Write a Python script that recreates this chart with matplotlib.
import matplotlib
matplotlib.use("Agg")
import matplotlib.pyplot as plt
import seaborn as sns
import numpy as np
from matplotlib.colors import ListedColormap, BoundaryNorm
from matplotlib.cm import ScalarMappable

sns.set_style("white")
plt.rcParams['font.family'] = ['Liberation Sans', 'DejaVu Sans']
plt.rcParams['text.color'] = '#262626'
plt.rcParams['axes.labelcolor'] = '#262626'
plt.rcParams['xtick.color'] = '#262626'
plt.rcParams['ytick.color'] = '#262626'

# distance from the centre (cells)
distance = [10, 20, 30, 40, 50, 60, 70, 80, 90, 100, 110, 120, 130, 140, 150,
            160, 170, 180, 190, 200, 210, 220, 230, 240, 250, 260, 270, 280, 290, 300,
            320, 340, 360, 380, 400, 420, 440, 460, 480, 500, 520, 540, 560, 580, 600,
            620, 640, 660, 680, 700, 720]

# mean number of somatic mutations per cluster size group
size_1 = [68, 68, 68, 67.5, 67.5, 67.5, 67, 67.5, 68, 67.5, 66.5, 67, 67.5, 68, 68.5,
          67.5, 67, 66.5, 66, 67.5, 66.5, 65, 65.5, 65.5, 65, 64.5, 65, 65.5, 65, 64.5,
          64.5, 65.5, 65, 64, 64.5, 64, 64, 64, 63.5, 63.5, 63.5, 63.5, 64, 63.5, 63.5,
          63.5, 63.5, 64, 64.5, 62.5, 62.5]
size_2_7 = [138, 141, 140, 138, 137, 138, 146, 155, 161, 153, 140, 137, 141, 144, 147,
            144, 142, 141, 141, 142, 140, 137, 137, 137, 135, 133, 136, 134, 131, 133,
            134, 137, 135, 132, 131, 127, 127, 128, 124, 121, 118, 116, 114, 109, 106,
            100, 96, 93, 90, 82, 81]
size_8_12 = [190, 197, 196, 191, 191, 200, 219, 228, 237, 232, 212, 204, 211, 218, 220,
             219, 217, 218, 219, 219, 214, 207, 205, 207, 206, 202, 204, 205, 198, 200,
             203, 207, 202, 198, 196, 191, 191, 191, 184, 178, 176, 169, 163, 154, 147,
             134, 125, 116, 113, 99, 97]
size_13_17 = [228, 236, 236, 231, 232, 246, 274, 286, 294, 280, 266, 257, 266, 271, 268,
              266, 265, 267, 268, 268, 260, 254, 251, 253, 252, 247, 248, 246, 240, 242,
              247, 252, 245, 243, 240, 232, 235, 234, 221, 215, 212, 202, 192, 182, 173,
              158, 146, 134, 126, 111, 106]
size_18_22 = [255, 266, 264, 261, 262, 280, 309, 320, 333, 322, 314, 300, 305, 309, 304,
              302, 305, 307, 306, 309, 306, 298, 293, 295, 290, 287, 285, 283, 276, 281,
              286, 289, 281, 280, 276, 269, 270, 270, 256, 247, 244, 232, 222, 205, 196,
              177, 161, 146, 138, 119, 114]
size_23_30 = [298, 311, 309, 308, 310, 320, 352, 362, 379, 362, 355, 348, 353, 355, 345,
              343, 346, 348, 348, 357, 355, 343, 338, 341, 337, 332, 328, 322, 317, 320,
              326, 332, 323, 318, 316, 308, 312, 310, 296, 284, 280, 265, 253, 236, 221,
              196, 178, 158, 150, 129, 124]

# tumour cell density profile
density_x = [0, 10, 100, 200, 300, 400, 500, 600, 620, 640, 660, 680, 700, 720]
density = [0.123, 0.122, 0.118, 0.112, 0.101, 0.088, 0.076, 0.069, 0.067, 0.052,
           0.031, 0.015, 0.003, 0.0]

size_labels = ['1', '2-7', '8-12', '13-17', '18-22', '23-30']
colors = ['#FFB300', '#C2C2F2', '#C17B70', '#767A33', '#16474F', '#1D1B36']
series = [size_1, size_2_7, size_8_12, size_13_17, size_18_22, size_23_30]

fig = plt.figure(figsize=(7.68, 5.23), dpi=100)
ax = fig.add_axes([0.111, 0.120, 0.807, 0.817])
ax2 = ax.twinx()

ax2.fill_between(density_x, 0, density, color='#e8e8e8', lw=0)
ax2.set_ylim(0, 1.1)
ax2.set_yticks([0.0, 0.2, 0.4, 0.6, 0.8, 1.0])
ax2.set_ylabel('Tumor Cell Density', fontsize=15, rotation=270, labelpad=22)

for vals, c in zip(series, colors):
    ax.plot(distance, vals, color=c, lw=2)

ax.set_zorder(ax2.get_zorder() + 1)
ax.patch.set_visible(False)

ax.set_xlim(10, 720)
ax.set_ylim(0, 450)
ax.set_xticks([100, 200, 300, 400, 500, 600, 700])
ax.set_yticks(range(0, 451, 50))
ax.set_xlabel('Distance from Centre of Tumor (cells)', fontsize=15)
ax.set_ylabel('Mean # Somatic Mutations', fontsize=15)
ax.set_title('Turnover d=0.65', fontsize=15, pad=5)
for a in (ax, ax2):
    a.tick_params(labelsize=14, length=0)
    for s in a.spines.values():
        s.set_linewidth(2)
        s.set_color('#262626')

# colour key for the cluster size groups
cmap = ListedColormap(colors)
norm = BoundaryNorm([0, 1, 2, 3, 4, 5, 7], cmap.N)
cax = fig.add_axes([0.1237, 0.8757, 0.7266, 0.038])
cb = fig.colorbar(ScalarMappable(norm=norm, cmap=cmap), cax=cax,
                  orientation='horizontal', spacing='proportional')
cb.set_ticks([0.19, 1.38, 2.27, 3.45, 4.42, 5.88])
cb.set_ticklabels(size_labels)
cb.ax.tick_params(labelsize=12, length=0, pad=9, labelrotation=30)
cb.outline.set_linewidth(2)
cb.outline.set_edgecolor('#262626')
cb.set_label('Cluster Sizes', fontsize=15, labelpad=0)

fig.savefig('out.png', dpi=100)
• • •
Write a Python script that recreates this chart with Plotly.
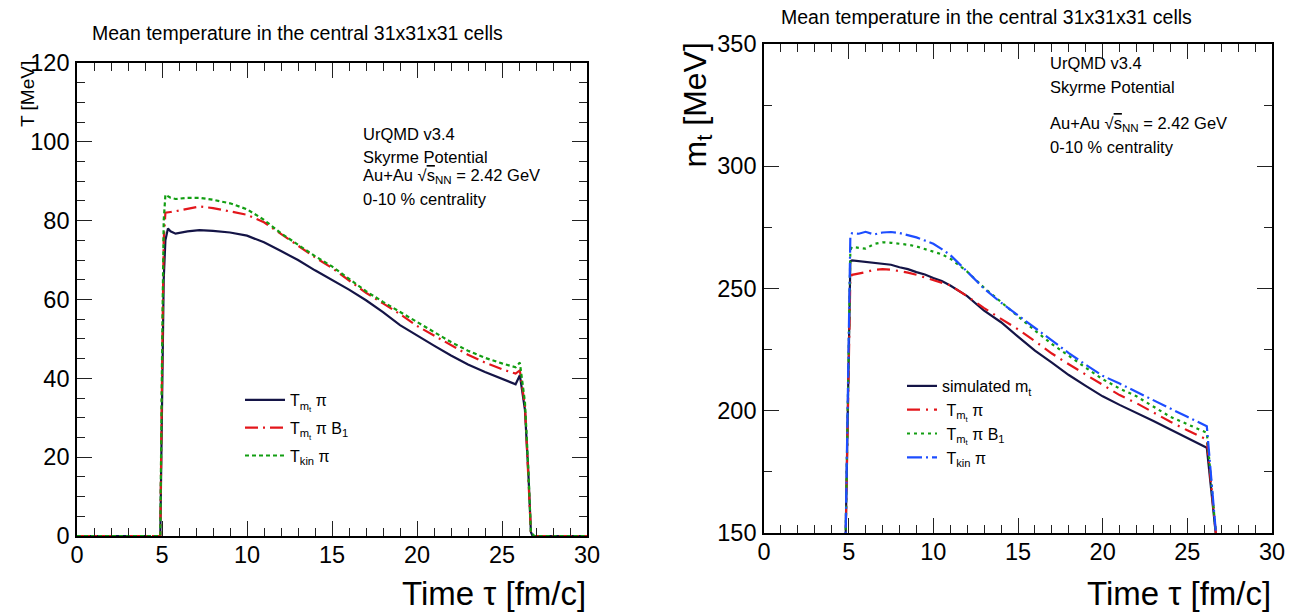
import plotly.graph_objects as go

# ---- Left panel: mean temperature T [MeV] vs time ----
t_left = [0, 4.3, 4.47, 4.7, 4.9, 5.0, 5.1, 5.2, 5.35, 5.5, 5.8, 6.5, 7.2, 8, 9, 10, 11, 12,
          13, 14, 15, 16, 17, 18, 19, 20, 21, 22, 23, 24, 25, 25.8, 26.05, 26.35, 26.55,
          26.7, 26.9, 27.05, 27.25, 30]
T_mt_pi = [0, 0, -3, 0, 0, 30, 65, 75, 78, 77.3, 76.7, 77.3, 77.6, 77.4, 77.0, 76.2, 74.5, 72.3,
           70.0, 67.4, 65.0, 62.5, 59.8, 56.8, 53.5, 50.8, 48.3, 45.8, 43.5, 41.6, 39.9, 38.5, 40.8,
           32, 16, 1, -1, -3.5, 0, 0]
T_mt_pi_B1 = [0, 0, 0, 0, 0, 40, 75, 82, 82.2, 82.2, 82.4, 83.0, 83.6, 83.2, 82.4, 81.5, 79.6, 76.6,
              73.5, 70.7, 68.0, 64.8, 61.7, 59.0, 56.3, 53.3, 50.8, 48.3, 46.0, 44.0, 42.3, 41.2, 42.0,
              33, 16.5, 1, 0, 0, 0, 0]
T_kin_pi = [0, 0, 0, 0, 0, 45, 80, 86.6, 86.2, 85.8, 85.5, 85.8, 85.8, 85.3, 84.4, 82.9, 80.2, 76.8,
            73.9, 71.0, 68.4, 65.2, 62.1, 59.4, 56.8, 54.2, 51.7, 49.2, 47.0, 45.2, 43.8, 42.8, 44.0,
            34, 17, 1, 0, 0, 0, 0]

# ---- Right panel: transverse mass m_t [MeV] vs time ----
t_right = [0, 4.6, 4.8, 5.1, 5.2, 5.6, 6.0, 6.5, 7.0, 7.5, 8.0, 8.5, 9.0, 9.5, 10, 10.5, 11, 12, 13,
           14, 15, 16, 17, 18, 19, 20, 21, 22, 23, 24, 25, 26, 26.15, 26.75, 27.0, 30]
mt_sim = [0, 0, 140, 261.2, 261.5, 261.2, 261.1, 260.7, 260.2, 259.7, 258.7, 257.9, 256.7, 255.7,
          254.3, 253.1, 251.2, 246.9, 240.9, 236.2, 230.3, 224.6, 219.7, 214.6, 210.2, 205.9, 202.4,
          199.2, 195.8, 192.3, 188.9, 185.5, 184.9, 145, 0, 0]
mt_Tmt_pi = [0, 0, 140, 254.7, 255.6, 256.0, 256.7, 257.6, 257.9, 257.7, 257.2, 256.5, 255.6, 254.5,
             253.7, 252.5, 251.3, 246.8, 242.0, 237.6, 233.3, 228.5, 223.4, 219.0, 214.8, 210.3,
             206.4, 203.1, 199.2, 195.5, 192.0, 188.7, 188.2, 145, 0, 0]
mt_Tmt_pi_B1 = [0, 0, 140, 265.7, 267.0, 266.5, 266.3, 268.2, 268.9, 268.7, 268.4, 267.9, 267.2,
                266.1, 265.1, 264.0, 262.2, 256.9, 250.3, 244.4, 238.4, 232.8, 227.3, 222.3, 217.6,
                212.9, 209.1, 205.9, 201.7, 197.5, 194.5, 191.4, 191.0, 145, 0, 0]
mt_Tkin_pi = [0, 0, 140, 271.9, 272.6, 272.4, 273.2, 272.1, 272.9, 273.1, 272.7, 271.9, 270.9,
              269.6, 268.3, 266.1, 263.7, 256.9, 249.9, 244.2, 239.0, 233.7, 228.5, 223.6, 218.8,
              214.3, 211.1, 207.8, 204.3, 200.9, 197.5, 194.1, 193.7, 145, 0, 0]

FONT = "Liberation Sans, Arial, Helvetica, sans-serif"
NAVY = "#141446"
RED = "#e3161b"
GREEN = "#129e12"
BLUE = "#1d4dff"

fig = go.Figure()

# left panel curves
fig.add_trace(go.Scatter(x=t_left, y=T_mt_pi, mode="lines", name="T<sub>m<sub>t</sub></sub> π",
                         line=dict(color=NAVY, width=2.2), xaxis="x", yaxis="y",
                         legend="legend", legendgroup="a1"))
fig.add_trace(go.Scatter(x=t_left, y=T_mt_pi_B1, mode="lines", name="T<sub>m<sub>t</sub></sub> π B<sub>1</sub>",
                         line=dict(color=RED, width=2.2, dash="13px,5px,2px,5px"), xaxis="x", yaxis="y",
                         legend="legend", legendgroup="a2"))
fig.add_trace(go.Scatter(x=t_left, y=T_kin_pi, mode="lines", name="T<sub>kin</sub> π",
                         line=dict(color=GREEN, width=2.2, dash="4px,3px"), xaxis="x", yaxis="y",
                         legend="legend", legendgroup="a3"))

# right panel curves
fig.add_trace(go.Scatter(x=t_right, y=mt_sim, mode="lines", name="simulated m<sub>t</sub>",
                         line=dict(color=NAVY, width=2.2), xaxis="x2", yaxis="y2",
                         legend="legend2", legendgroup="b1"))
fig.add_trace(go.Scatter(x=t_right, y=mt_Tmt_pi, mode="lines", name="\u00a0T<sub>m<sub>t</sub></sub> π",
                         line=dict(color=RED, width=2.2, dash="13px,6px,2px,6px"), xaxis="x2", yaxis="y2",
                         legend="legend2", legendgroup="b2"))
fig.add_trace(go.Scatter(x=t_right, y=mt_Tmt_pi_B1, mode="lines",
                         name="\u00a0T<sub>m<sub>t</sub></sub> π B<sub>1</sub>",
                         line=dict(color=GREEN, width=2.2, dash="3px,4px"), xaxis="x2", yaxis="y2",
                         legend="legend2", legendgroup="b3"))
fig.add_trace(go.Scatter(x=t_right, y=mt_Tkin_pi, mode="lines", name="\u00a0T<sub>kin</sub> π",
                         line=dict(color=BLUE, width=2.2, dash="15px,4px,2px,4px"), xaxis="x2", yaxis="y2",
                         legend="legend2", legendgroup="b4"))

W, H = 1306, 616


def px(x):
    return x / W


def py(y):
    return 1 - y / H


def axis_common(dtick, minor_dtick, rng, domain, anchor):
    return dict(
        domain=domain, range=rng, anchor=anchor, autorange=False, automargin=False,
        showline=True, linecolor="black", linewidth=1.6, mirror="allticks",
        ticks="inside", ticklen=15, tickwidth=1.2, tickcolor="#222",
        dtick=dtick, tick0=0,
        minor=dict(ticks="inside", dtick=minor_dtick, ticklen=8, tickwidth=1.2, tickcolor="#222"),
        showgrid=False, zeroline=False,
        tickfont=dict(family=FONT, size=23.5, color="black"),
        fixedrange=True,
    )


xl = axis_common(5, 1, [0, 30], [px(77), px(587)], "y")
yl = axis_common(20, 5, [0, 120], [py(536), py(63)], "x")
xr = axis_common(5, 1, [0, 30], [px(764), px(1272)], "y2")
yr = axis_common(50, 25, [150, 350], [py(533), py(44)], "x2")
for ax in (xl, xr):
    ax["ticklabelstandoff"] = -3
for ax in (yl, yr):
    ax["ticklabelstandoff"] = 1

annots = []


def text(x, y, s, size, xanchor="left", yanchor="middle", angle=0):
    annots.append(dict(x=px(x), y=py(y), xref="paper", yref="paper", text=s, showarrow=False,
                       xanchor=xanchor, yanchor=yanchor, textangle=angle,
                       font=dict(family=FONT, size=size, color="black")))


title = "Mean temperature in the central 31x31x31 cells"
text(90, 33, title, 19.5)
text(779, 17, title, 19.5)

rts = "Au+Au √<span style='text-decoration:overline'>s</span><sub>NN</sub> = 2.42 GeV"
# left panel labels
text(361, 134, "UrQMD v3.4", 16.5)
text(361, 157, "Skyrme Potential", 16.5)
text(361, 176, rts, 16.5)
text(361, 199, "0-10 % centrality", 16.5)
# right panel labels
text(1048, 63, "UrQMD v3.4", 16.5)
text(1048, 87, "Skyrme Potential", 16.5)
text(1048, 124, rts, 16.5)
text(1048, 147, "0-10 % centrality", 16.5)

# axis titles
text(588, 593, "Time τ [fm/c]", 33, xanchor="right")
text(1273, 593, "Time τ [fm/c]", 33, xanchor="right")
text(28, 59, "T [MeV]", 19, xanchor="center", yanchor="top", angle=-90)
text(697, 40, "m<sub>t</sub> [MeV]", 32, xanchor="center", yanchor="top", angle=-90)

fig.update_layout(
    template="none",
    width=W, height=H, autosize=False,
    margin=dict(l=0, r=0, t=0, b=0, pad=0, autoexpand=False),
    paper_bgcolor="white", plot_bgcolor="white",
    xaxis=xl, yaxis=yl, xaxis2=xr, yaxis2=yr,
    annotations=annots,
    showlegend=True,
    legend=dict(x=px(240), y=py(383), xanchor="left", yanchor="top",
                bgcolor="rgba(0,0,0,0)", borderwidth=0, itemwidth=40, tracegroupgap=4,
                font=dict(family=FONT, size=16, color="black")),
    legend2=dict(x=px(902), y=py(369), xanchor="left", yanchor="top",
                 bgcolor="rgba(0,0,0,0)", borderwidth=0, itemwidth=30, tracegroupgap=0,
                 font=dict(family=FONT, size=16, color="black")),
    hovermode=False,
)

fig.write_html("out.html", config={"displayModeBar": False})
• • •
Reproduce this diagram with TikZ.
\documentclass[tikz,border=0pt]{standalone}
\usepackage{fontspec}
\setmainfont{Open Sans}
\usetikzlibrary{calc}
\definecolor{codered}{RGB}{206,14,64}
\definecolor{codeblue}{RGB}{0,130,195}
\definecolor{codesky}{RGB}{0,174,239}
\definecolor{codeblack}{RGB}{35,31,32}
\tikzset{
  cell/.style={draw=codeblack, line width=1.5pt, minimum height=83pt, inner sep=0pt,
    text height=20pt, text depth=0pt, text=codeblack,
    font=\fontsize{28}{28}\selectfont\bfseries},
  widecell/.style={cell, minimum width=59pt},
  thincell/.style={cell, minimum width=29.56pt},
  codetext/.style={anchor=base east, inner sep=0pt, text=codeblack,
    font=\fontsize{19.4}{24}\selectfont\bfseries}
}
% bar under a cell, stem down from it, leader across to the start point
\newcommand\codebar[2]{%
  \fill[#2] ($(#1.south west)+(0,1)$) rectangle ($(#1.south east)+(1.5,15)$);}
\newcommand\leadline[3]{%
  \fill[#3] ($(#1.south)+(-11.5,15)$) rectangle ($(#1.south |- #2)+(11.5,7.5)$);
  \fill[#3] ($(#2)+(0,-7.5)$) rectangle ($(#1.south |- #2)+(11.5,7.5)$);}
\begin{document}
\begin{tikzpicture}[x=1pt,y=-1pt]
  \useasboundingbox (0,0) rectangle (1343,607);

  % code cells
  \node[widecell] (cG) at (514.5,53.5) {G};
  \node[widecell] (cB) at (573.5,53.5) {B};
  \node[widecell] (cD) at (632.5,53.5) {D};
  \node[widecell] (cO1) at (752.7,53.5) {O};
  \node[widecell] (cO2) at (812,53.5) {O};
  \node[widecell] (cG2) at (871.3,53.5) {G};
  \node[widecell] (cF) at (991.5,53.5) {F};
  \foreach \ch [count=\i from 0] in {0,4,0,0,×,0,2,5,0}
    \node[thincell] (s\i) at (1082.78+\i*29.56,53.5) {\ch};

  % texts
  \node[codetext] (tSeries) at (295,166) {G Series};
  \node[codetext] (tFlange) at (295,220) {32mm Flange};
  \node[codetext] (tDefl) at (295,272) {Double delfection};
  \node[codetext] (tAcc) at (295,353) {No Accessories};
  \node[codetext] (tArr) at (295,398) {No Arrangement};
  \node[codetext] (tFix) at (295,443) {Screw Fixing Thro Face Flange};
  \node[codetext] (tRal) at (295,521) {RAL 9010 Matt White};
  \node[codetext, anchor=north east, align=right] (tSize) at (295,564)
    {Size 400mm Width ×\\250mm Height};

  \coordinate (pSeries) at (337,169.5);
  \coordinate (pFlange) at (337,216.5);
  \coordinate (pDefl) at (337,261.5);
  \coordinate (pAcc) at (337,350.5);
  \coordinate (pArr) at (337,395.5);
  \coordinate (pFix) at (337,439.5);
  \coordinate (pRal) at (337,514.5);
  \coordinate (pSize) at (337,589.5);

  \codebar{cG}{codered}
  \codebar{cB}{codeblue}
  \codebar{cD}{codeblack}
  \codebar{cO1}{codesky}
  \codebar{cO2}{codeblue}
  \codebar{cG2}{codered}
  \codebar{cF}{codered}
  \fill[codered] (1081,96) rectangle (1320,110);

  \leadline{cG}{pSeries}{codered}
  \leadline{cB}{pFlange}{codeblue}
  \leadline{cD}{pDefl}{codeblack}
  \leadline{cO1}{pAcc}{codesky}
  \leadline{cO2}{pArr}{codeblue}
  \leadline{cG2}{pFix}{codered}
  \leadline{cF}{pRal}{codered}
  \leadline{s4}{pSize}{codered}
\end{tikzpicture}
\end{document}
• • •
◆ **Written request**
Your answer should be a single number: the count of lines in the listing that contain the word "matplotlib".

◆ **Problem solution**
6